_Exercise prompt_
Every line holding the string "this" should be gathered.

_Stored data_
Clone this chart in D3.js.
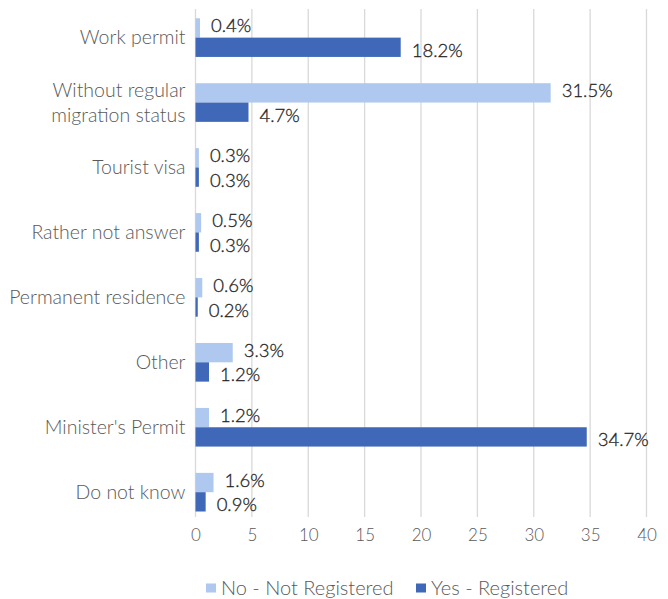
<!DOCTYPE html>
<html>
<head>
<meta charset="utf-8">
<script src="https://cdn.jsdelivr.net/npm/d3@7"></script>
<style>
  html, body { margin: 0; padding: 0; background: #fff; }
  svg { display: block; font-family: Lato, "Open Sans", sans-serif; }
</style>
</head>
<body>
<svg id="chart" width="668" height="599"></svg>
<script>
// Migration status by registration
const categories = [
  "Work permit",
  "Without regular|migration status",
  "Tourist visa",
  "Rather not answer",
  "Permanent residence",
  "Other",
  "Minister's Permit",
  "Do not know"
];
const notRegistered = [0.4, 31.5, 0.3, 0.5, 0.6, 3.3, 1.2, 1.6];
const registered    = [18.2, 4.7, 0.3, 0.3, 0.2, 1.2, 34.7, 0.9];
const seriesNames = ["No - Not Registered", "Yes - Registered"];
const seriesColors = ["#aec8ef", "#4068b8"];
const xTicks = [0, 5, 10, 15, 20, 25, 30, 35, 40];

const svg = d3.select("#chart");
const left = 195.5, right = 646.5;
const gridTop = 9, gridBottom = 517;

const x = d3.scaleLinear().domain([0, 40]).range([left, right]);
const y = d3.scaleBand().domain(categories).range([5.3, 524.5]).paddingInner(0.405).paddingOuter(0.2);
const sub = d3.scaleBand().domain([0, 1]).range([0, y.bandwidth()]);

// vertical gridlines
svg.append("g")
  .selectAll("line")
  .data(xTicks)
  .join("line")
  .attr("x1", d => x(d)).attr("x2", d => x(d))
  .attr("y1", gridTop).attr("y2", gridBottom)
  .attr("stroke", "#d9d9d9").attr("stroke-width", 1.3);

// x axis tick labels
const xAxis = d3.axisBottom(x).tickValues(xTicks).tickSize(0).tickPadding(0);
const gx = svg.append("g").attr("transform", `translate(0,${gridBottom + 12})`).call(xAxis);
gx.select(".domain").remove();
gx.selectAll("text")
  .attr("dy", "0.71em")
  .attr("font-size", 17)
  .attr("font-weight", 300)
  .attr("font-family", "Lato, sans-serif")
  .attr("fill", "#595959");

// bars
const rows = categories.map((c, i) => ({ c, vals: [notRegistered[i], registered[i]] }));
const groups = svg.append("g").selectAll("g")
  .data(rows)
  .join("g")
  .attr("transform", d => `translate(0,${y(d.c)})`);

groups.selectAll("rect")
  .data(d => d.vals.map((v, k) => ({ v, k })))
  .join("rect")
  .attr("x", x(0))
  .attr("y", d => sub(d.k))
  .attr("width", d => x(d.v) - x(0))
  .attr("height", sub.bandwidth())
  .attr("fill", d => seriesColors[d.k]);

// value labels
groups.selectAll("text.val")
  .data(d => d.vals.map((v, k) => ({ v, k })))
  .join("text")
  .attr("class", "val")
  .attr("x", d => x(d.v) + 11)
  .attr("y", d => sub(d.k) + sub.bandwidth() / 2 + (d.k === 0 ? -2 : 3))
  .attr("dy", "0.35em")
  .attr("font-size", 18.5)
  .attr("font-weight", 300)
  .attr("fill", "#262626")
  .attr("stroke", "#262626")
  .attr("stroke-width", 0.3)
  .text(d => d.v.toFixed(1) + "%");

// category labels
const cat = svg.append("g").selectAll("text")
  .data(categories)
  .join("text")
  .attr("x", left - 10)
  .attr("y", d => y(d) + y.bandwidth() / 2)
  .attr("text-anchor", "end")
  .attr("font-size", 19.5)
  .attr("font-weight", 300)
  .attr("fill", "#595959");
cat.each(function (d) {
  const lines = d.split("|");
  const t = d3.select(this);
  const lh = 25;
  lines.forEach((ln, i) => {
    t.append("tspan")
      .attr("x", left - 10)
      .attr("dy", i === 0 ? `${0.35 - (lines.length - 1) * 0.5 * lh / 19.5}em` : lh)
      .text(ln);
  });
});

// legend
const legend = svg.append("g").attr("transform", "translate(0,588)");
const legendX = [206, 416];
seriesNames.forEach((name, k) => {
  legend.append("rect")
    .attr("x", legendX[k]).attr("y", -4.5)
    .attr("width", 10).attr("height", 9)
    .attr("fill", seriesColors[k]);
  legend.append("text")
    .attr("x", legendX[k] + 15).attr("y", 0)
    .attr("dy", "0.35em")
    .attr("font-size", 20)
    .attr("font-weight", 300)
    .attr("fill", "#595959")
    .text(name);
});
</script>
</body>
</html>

_Answer to the task_
Clone this chart in D3.js.
  const t = d3.select(this);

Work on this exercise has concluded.